Born in 1912, Les Skuse, lived and died in the port town of Bristol, England. He became the town’s most famous tattoo expert and was almost as well known on American shores as he was at home.

He visited the United States in 1956 and corresponded with many American tattooists. He was a big admirer of the Coleman School of tattooing as practiced by Paul Rodgers, Huck Spaulding, Al Schiefley and others.

In 1956, Skuse stated in a letter: “English tattooists were using a single needle. This caused a lot of bleeding and pain. This finished design looked very thin and scratchy when compared with the strong, well-shaded designs done in the United States”.

Les Skuse, watercolour by Pepe
Les Skuse, watercolour by Pepe

The right-handed Skuse started his tattoo career in 1928 at the shop of Joseph Hartley, who was probably Bristol’s one and only tattoo artist before Skuse. Hartley was a long time tattooist/supplier in this area and was located at 2 Blackfields, near Stokes Croft.
Skuse is said to have stayed with Hartley until World War II, when he enlisted in the Royal Artillery. After five years of tattooing the troops, he got out, settled back into Bristol and opened his first shop. Les Skuse was located in at least three different storefronts in Bristol; 57 and 97 Lower Ashley Road, and 71 Mina Road.

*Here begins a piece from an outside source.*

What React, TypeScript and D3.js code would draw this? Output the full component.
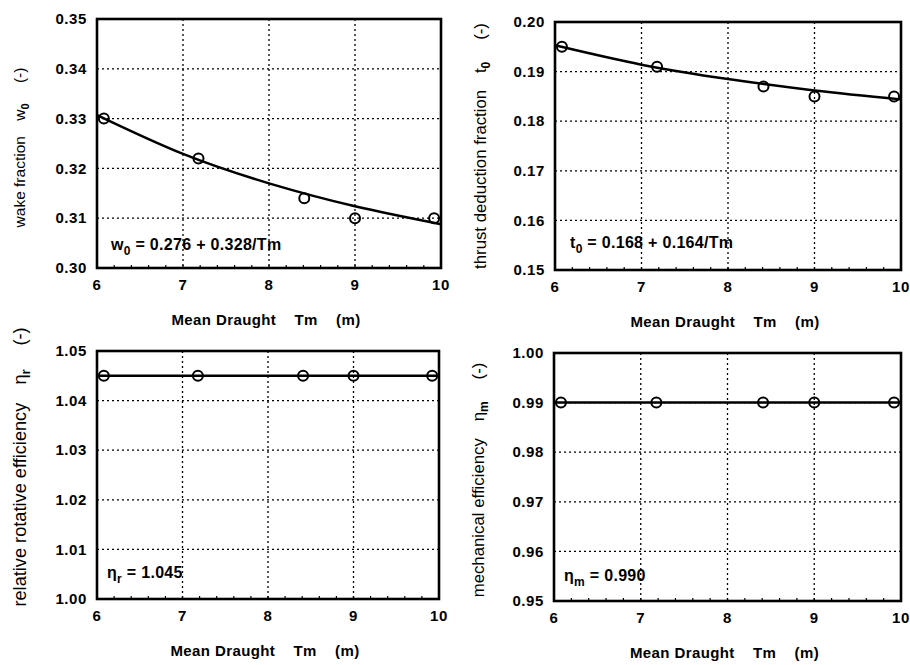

Undoubtedly two of the major accomplishments that etched Les Skuse‘s name into tattoo history were the formation of the British Guild of Tattooing and the Bristol Tattoo Club. These organizations were given worldwide publicity by both the British and overseas presses, and kept Skuse in the limelight during the 1950s. Riding on this wave of popularity, Skuse was voted the “Champion Tattoo Artist of All England” in 1955.

Les Skuse
Les Skuse

He died in 1973. The most fitting tribute for Les Skuse comes from a 1957 letter: “I have always been ready and willing to learn, never thinking I knew it all and continually searching for ways in which to improve my work and equipment. It is my firm belief that the more tattooists meet, correspond and exchange ideas, the better it will be both for the individual and the profession”.